Instructions to follow =
Reproduce the material that follows, please, but only from its first line to the line containing "NumeralTickFormatter, PolyAnnotation, Span)", inclusive.

Collected material =
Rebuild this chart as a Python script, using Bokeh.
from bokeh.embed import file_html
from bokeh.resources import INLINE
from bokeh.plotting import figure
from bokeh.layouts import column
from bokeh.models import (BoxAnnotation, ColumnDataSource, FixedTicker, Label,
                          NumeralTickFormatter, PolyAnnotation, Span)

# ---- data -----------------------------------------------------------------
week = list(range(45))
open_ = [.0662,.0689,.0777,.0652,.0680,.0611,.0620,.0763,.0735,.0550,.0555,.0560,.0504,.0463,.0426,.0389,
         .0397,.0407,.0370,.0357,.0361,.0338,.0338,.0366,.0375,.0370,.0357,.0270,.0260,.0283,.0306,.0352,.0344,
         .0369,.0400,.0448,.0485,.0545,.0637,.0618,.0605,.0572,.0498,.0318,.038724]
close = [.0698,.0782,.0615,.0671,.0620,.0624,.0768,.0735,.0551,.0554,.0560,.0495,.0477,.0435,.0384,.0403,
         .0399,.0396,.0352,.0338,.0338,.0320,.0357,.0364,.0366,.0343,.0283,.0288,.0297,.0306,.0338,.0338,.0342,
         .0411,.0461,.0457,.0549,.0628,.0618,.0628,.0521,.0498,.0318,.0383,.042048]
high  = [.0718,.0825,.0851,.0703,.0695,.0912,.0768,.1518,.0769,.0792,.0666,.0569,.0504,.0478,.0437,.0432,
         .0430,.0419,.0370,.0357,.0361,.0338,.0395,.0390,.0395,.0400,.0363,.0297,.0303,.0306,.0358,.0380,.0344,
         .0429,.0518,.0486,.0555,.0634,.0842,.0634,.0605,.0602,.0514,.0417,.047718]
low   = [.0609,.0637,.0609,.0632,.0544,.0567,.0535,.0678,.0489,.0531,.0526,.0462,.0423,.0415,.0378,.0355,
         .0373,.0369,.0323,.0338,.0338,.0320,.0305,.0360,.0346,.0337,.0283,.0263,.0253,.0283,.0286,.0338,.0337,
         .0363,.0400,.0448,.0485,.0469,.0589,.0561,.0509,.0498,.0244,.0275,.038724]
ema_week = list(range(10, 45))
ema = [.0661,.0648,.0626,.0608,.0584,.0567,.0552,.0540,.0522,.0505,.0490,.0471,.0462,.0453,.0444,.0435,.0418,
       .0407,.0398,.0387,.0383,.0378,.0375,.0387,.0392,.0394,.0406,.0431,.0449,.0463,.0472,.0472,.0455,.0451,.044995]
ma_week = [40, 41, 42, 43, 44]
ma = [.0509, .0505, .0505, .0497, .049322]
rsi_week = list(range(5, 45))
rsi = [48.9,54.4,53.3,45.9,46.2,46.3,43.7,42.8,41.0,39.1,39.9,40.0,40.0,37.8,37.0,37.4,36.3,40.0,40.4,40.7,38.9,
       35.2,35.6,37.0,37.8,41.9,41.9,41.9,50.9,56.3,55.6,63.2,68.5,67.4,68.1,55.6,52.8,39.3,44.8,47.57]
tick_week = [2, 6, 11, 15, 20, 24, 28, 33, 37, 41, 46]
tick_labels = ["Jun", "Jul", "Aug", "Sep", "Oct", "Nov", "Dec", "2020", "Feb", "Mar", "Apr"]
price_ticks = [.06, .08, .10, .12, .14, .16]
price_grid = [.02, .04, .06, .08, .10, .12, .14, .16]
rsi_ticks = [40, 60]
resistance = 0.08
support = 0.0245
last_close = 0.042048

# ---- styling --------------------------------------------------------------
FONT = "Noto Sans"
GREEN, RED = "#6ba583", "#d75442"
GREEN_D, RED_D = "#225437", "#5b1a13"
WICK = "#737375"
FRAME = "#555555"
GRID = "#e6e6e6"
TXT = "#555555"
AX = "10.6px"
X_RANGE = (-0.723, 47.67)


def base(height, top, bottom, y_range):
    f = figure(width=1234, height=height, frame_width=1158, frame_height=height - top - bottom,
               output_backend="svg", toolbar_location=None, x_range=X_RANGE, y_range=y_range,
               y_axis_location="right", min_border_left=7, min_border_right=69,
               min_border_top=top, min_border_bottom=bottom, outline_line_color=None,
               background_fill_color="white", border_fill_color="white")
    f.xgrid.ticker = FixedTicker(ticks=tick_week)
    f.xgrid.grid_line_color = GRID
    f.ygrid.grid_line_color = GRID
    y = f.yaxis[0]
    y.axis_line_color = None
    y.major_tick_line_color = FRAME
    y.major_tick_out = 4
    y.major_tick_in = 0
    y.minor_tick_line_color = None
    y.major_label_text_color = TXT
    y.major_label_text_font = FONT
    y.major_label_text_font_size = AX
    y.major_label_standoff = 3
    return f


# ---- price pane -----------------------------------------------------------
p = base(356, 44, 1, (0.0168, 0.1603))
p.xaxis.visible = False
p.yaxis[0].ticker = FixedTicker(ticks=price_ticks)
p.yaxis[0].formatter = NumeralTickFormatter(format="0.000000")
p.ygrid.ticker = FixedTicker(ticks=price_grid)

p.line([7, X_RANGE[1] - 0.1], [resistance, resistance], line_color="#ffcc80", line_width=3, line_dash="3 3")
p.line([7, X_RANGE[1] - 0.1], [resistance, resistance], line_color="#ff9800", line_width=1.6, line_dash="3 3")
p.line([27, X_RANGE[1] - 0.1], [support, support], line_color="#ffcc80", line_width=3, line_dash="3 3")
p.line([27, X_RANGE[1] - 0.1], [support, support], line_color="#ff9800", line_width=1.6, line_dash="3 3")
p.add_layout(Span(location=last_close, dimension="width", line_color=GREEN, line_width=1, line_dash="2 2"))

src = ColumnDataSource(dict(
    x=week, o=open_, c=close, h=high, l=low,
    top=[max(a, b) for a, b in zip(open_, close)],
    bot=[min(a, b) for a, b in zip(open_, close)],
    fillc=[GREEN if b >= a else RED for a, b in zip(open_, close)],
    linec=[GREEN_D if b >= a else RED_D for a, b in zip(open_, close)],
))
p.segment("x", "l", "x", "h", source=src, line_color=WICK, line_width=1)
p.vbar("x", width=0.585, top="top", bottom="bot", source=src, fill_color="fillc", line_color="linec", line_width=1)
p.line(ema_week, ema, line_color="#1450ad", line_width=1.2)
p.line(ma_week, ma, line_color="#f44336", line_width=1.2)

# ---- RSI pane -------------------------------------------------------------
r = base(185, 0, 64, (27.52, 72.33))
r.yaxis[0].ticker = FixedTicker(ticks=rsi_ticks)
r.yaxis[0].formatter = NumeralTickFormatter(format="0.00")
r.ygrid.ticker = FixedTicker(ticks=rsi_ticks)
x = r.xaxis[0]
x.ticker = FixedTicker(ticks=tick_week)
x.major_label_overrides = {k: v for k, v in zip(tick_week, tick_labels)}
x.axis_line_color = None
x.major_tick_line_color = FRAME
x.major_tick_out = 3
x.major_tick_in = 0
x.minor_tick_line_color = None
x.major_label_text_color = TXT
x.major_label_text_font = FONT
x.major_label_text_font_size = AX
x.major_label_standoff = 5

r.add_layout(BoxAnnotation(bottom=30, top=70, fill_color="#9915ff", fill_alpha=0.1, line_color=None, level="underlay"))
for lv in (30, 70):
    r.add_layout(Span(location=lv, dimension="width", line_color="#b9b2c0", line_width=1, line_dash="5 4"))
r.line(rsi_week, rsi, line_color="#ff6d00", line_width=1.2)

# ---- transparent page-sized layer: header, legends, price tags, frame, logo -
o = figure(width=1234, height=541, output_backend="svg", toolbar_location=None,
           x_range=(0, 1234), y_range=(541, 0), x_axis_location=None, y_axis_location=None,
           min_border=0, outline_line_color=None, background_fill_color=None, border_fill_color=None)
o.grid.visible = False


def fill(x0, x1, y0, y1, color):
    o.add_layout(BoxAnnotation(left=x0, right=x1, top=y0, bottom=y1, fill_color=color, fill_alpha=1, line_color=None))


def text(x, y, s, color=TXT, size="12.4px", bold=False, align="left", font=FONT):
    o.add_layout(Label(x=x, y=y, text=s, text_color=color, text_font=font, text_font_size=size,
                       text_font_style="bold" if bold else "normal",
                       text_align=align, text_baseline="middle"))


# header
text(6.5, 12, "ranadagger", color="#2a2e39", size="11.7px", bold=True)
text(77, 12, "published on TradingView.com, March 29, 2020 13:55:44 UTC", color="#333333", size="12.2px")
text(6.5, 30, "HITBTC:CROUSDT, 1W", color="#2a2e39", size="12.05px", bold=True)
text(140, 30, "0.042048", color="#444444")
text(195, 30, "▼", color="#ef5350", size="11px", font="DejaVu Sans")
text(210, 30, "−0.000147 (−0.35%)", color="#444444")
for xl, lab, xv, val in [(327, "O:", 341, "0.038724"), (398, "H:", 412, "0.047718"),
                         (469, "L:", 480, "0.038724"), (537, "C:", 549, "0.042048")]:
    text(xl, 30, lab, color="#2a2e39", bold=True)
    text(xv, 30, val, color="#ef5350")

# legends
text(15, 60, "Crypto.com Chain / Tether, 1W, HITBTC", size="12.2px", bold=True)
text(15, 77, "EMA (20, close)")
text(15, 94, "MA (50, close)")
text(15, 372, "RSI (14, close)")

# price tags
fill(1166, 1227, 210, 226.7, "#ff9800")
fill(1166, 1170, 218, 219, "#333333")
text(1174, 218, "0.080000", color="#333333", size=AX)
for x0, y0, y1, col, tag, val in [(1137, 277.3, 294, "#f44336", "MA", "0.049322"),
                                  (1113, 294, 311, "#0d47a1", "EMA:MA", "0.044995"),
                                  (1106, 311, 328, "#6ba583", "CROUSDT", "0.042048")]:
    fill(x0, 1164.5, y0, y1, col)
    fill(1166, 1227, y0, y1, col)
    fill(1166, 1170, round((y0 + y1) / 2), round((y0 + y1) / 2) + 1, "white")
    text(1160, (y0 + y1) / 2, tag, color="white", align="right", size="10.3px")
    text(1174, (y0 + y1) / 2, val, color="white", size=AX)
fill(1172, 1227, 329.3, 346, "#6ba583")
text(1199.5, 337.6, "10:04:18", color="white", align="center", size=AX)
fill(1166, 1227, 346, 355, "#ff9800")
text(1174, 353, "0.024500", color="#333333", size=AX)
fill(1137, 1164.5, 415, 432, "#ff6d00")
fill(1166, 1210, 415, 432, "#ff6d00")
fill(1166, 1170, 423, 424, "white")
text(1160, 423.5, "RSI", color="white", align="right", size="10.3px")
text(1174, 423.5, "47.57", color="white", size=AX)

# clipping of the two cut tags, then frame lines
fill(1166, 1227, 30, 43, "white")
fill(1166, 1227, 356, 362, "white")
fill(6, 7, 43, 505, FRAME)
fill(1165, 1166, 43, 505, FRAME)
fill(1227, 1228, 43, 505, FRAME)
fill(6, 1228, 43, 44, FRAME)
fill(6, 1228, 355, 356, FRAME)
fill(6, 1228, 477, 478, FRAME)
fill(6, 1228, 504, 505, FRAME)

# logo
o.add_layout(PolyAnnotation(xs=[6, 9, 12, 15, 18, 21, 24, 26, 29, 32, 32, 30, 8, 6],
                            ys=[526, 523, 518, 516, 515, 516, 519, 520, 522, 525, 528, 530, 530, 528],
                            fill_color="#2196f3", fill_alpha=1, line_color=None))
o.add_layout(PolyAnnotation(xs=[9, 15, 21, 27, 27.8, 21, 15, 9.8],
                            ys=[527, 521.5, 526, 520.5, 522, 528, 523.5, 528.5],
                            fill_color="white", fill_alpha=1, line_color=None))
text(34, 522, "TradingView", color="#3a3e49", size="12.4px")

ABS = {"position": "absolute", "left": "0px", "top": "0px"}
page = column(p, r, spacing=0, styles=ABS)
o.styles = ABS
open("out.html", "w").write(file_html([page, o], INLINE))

Solution =
Rebuild this chart as a Python script, using Bokeh.
from bokeh.embed import file_html
from bokeh.resources import INLINE
from bokeh.plotting import figure
from bokeh.layouts import column
from bokeh.models import (BoxAnnotation, ColumnDataSource, FixedTicker, Label,
                          NumeralTickFormatter, PolyAnnotation, Span)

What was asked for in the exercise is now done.